• Goal: Skip every picture and transcribe the remaining material exactly.

• Stored data:
::::::::
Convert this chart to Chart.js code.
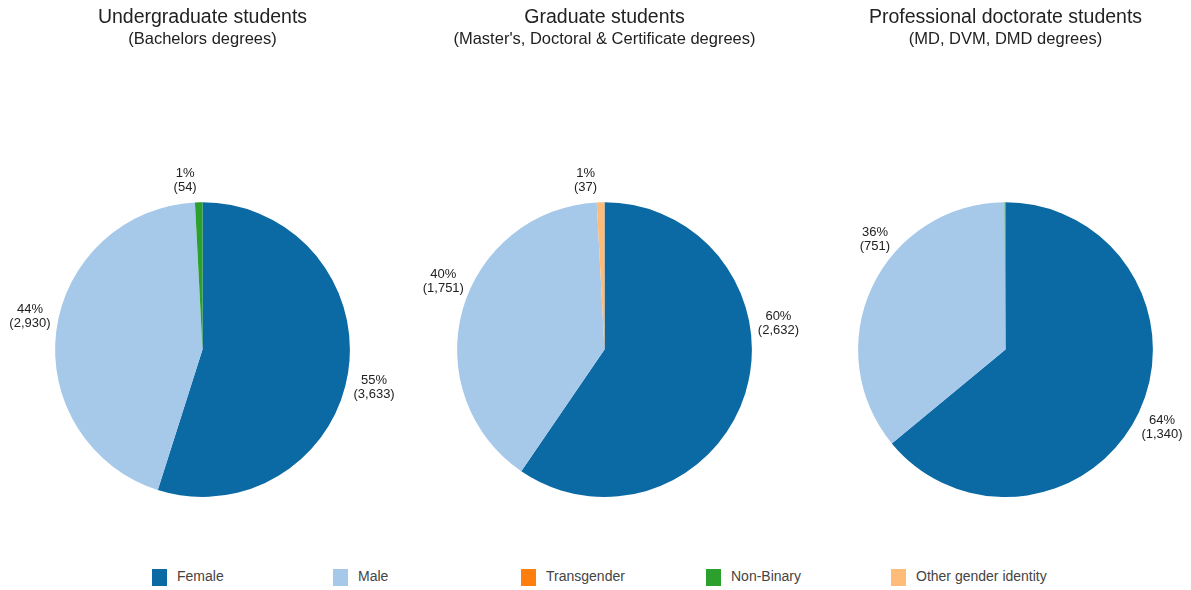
<!DOCTYPE html>
<html>
<head>
<meta charset="utf-8">
<script src="https://cdn.jsdelivr.net/npm/chart.js@4/dist/chart.umd.min.js"></script>
<style>
  body { margin: 0; background: #fff; font-family: "Liberation Sans", Arial, sans-serif; }
  #wrap { position: relative; width: 1191px; height: 590px; }
  .pie { position: absolute; top: 0; width: 401px; height: 555px; }
  .pie canvas { width: 401px; height: 555px; }
  #legend { position: absolute; left: 0; top: 567px; width: 1191px; height: 20px; }
  .legend-item { position: absolute; top: 0; font-size: 14px; color: #444; line-height: 18px; }
  .legend-item .sw { display: inline-block; width: 15px; height: 17px; vertical-align: middle; margin-right: 10px; }
</style>
</head>
<body>
<div id="wrap">
  <div class="pie" style="left:2px"><canvas id="pie-ug"></canvas></div>
  <div class="pie" style="left:404px"><canvas id="pie-grad"></canvas></div>
  <div class="pie" style="left:805px"><canvas id="pie-prof"></canvas></div>
  <div id="legend"></div>
</div>
<script>
const categorias = ["Female", "Male", "Transgender", "Non-Binary", "Other gender identity"];
const colores = ["#0b69a3", "#a6c9ea", "#ff7f0e", "#2ca02c", "#ffbb78"];

const undergrad = [3633, 2930, 0, 54, 0];
const graduate = [2632, 1751, 0, 0, 37];
const professional = [1340, 751, 0, 2, 0];

const titulos = ["Undergraduate students", "Graduate students", "Professional doctorate students"];
const subtitulos = ["(Bachelors degrees)", "(Master's, Doctoral & Certificate degrees)", "(MD, DVM, DMD degrees)"];

const FONT = "'Liberation Sans', Arial, sans-serif";

// etiquetas "55%\n(3,633)" fuera de cada porción; desfase = giro en grados de la etiqueta
const etiquetas = {
  id: "etiquetas",
  afterDatasetsDraw(chart, args, opts) {
    const ctx = chart.ctx;
    const data = chart.data.datasets[0].data;
    const total = data.reduce((a, b) => a + b, 0);
    const meta = chart.getDatasetMeta(0);
    const desfase = opts.desfase || [];
    ctx.save();
    ctx.font = "13px " + FONT;
    ctx.fillStyle = "#222";
    ctx.textAlign = "center";
    ctx.textBaseline = "middle";
    meta.data.forEach((arc, i) => {
      const v = data[i];
      if (!v || v / total < 0.005) return;
      const { x, y, startAngle, endAngle, outerRadius } = arc.getProps(["x", "y", "startAngle", "endAngle", "outerRadius"], true);
      const mid = (startAngle + endAngle) / 2 + ((desfase[i] || 0) * Math.PI) / 180;
      const dx = Math.cos(mid), dy = Math.sin(mid);
      const l1 = Math.round((v / total) * 100) + "%";
      const l2 = "(" + v.toLocaleString("en-US") + ")";
      const w = Math.max(ctx.measureText(l1).width, ctx.measureText(l2).width);
      const h = 30;
      const ax = x + dx * (outerRadius + 8) + dx * w / 2;
      const ay = y + dy * (outerRadius + 8) + dy * h / 2;
      ctx.fillText(l1, ax, ay - 7);
      ctx.fillText(l2, ax, ay + 7);
    });
    ctx.restore();
  },
};

function crearPie(id, valores, titulo, subtitulo, desfase) {
  return new Chart(document.getElementById(id), {
    type: "pie",
    data: {
      labels: categorias,
      datasets: [{ data: valores, backgroundColor: colores, borderWidth: 0 }],
    },
    options: {
      responsive: false,
      animation: false,
      layout: { padding: { left: 40, right: 40, bottom: 58 } },
      plugins: {
        legend: { display: false },
        tooltip: { enabled: false },
        etiquetas: { desfase },
        title: {
          display: true, text: titulo, color: "#222",
          font: { family: FONT, size: 19.5, weight: "normal" },
          padding: { top: 6, bottom: 0 },
        },
        subtitle: {
          display: true, text: subtitulo, color: "#222",
          font: { family: FONT, size: 16.5, weight: "normal" },
          padding: { top: 0, bottom: 153 },
        },
      },
    },
    plugins: [etiquetas],
  });
}

["pie-ug", "pie-grad", "pie-prof"].forEach((c) => {
  const el = document.getElementById(c);
  el.width = 401; el.height = 555;
});

crearPie("pie-ug", undergrad, titulos[0], subtitulos[0], [4, 4, 0, -4.5, 0]);
crearPie("pie-grad", graduate, titulos[1], subtitulos[1], [-26, 8, 0, 0, -5]);
crearPie("pie-prof", professional, titulos[2], subtitulos[2], [2, 15, 0, 0, 0]);

const legendX = [152, 333, 521, 706, 891];
document.getElementById("legend").innerHTML = categorias
  .map((c, i) => `<div class="legend-item" style="left:${legendX[i]}px"><span class="sw" style="background:${colores[i]}"></span>${c}</div>`)
  .join("");
</script>
</body>
</html>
::::::::
• Correct response:
Convert this chart to Chart.js code.
<!DOCTYPE html>
<html>
<head>
<meta charset="utf-8">
<script src="https://cdn.jsdelivr.net/npm/chart.js@4/dist/chart.umd.min.js"></script>
<style>
  body { margin: 0; background: #fff; font-family: "Liberation Sans", Arial, sans-serif; }
  #wrap { position: relative; width: 1191px; height: 590px; }
  .pie { position: absolute; top: 0; width: 401px; height: 555px; }
  .pie canvas { width: 401px; height: 555px; }
  #legend { position: absolute; left: 0; top: 567px; width: 1191px; height: 20px; }
  .legend-item { position: absolute; top: 0; font-size: 14px; color: #444; line-height: 18px; }
  .legend-item .sw { display: inline-block; width: 15px; height: 17px; vertical-align: middle; margin-right: 10px; }
</style>
</head>
<body>
<div id="wrap">
  <div class="pie" style="left:2px"><canvas id="pie-ug"></canvas></div>
  <div class="pie" style="left:404px"><canvas id="pie-grad"></canvas></div>
  <div class="pie" style="left:805px"><canvas id="pie-prof"></canvas></div>
  <div id="legend"></div>
</div>
<script>
const categorias = ["Female", "Male", "Transgender", "Non-Binary", "Other gender identity"];
const colores = ["#0b69a3", "#a6c9ea", "#ff7f0e", "#2ca02c", "#ffbb78"];

const undergrad = [3633, 2930, 0, 54, 0];
const graduate = [2632, 1751, 0, 0, 37];
const professional = [1340, 751, 0, 2, 0];

const titulos = ["Undergraduate students", "Graduate students", "Professional doctorate students"];
const subtitulos = ["(Bachelors degrees)", "(Master's, Doctoral & Certificate degrees)", "(MD, DVM, DMD degrees)"];

const FONT = "'Liberation Sans', Arial, sans-serif";

// etiquetas "55%\n(3,633)" fuera de cada porción; desfase = giro en grados de la etiqueta
const etiquetas = {
  id: "etiquetas",
  afterDatasetsDraw(chart, args, opts) {
    const ctx = chart.ctx;
    const data = chart.data.datasets[0].data;
    const total = data.reduce((a, b) => a + b, 0);
    const meta = chart.getDatasetMeta(0);
    const desfase = opts.desfase || [];
    ctx.save();
    ctx.font = "13px " + FONT;
    ctx.fillStyle = "#222";
    ctx.textAlign = "center";
    ctx.textBaseline = "middle";
    meta.data.forEach((arc, i) => {
      const v = data[i];
      if (!v || v / total < 0.005) return;
      const { x, y, startAngle, endAngle, outerRadius } = arc.getProps(["x", "y", "startAngle", "endAngle", "outerRadius"], true);
      const mid = (startAngle + endAngle) / 2 + ((desfase[i] || 0) * Math.PI) / 180;
      const dx = Math.cos(mid), dy = Math.sin(mid);
      const l1 = Math.round((v / total) * 100) + "%";
      const l2 = "(" + v.toLocaleString("en-US") + ")";
      const w = Math.max(ctx.measureText(l1).width, ctx.measureText(l2).width);
      const h = 30;
      const ax = x + dx * (outerRadius + 8) + dx * w / 2;
      const ay = y + dy * (outerRadius + 8) + dy * h / 2;
      ctx.fillText(l1, ax, ay - 7);
      ctx.fillText(l2, ax, ay + 7);
    });
    ctx.restore();
  },
};

function crearPie(id, valores, titulo, subtitulo, desfase) {
  return new Chart(document.getElementById(id), {
    type: "pie",
    data: {
      labels: categorias,
      datasets: [{ data: valores, backgroundColor: colores, borderWidth: 0 }],
    },
    options: {
      responsive: false,
      animation: false,
      layout: { padding: { left: 40, right: 40, bottom: 58 } },
      plugins: {
        legend: { display: false },
        tooltip: { enabled: false },
        etiquetas: { desfase },
        title: {
          display: true, text: titulo, color: "#222",
          font: { family: FONT, size: 19.5, weight: "normal" },
          padding: { top: 6, bottom: 0 },
        },
        subtitle: {
          display: true, text: subtitulo, color: "#222",
          font: { family: FONT, size: 16.5, weight: "normal" },
          padding: { top: 0, bottom: 153 },
        },
      },
    },
    plugins: [etiquetas],
  });
}

["pie-ug", "pie-grad", "pie-prof"].forEach((c) => {
  const el = document.getElementById(c);
  el.width = 401; el.height = 555;
});

crearPie("pie-ug", undergrad, titulos[0], subtitulos[0], [4, 4, 0, -4.5, 0]);
crearPie("pie-grad", graduate, titulos[1], subtitulos[1], [-26, 8, 0, 0, -5]);
crearPie("pie-prof", professional, titulos[2], subtitulos[2], [2, 15, 0, 0, 0]);

const legendX = [152, 333, 521, 706, 891];
document.getElementById("legend").innerHTML = categorias
  .map((c, i) => `<div class="legend-item" style="left:${legendX[i]}px"><span class="sw" style="background:${colores[i]}"></span>${c}</div>`)
  .join("");
</script>
</body>
</html>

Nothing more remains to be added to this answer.